- Set problem -
Only a number is wanted: how many lines of the entries include the string "diagram"?

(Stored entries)
========
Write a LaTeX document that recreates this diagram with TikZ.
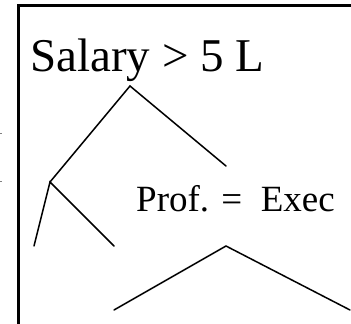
\documentclass[tikz,border=0pt]{standalone}
\usepackage{fontspec}
\setmainfont{Liberation Serif}
\begin{document}
\begin{tikzpicture}[x=1pt,y=1pt,
  branch/.style={line width=1.5pt,line cap=round},
  frame/.style={line width=2.8pt},
  lbl/.style={inner sep=0pt,anchor=base west}]
\useasboundingbox (0,0) rectangle (351,324);
% frame
\coordinate (fb) at (18.5,0);
\coordinate (ft) at (18.5,318.5);
\coordinate (fr) at (351,318.5);
\draw[frame] (fb) -- (ft) -- (fr);
% small edge marks
\fill[gray] (0,189.5) rectangle (1.5,191);
\fill[gray] (0,141.5) rectangle (1.5,143);
% labels
\node[lbl,font=\fontsize{47}{50}\selectfont] (root) at (30,252) {Salary > 5 L};
\node[lbl,font=\fontsize{37}{40}\selectfont] (prof) at (136,112) {Prof. =\ \ Exec};
% tree
\coordinate (a) at (130,238);
\coordinate (b) at (50,142);
\coordinate (c) at (226,158);
\coordinate (b1) at (34,78);
\coordinate (b2) at (114,78);
\coordinate (d) at (226,78);
\coordinate (d1) at (114,14);
\coordinate (d2) at (350,14);
\draw[branch] (b) -- (a) -- (c);
\draw[branch] (b1) -- (b) -- (b2);
\draw[branch] (d1) -- (d) -- (d2);
\end{tikzpicture}
\end{document}
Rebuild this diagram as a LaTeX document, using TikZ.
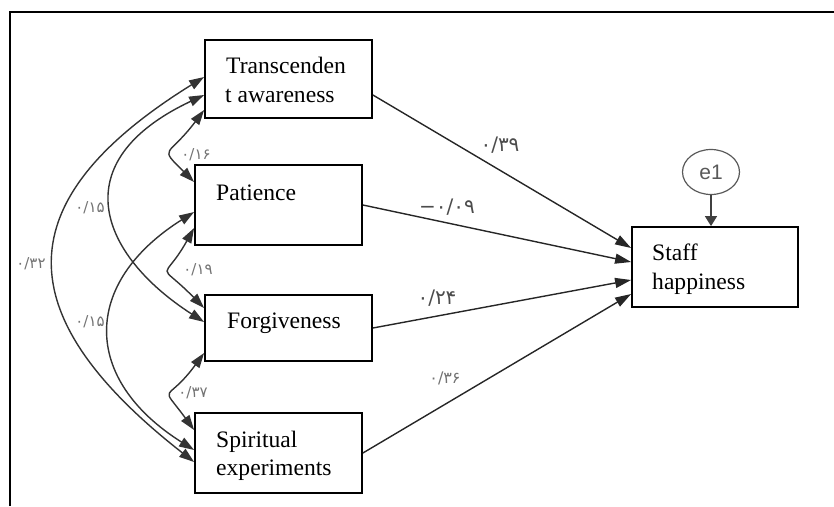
\documentclass[tikz,border=0pt]{standalone}
\usepackage{fontspec}
\setmainfont{Liberation Serif}
\newfontfamily\pdig{DejaVu Sans}
\newfontfamily\esans{Liberation Sans}
\usetikzlibrary{arrows.meta,shapes.geometric}
\begin{document}
\begin{tikzpicture}[x=1pt,y=-1pt,
  box/.style={draw=black,line width=1.8pt,minimum width=167pt,inner sep=0pt},
  txt/.style={font=\fontsize{23.6}{28}\selectfont,inner sep=0pt,anchor=base west},
  cov/.style={draw=black!80,line width=1.4pt,{Triangle[length=15pt,width=10pt]}-{Triangle[length=15pt,width=10pt]}},
  reg/.style={draw=black!85,line width=1.4pt,-{Triangle[length=16pt,width=10pt]}},
  bl/.style={font=\pdig\fontsize{20}{20}\selectfont,text=black!70,inner sep=0pt},
  sl/.style={font=\pdig\fontsize{15}{15}\selectfont,text=black!55,inner sep=0pt}]
\useasboundingbox (0,0) rectangle (834,506);
\draw[line width=1.8pt] (10,506) -- (10,12) -- (834,12);
% boxes
\node[box,minimum height=78pt] (T) at (288.5,79) {};
\node[box,minimum height=80pt] (P) at (278.5,205) {};
\node[box,minimum height=66pt] (F) at (288.5,328) {};
\node[box,minimum height=80pt] (S) at (278.5,453) {};
\node[box,minimum width=166pt,minimum height=80pt] (H) at (715,267) {};
\node[ellipse,draw=black!65,line width=1.2pt,minimum width=57pt,minimum height=45pt,inner sep=0pt,font=\esans\fontsize{21}{21}\selectfont,text=black!65] (E) at (711,172) {e1};
% texts
\node[txt] (T1) at (226,73) {Transcenden};
\node[txt] (T2) at (225,102) {t awareness};
\node[txt] (P1) at (216,200) {Patience};
\node[txt] (F1) at (227,328) {Forgiveness};
\node[txt] (S1) at (216,447) {Spiritual};
\node[txt] (S2) at (216,475) {experiments};
\node[txt] (H1) at (652,260) {Staff};
\node[txt] (H2) at (652,289) {happiness};
% regression paths
\draw[reg] ([yshift=-16pt]T.east) -- ([yshift=19pt]H.west);
\draw[reg] (P.east) -- ([yshift=5pt]H.west);
\draw[reg] (F.east) -- ([yshift=-13pt]H.west);
\draw[reg] (S.east) -- ([yshift=-27pt]H.west);
\draw[draw=black!75,line width=1.4pt,-{Triangle[length=10pt,width=12pt]}] (E.south) -- (E.south |- H.north);
% covariances
\draw[cov] ([yshift=2pt]T.west) .. controls (6,200) and (6,315) .. ([yshift=-9pt]S.west);
\draw[cov] ([yshift=-16pt]T.west) .. controls (62,162) and (100,255) .. ([yshift=6pt]F.west);
\draw[cov] ([yshift=-31pt]T.west) .. controls (168,158) and (158,146) .. ([yshift=23pt]P.west);
\draw[cov] ([yshift=-23pt]P.west) .. controls (162.5,284.5) and (156,259) .. ([yshift=20pt]F.west);
\draw[cov] ([yshift=-7pt]P.west) .. controls (81.5,283) and (81.5,379) .. ([yshift=3pt]S.west);
\draw[cov] ([yshift=-25pt]F.west) .. controls (166,405) and (159,382) .. ([yshift=23pt]S.west);
% labels
\node[bl] (L1) at (500,145) {۰/۳۹};
\node[bl] (L2) at (447,207) {−۰/۰۹};
\node[bl] (L3) at (437,298) {۰/۲۴};
\node[sl,font=\pdig\fontsize{16}{16}\selectfont] (L4) at (445,378) {۰/۳۶};
\node[sl] (L5) at (196,155) {۰/۱۶};
\node[sl] (L6) at (198,270) {۰/۱۹};
\node[sl] (L7) at (193,393) {۰/۳۷};
\node[sl] (L8) at (90,208) {۰/۱۵};
\node[sl] (L9) at (90,322) {۰/۱۵};
\node[sl] (L10) at (31,264) {۰/۳۲};
\end{tikzpicture}
\end{document}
========
- Exercise solution -
2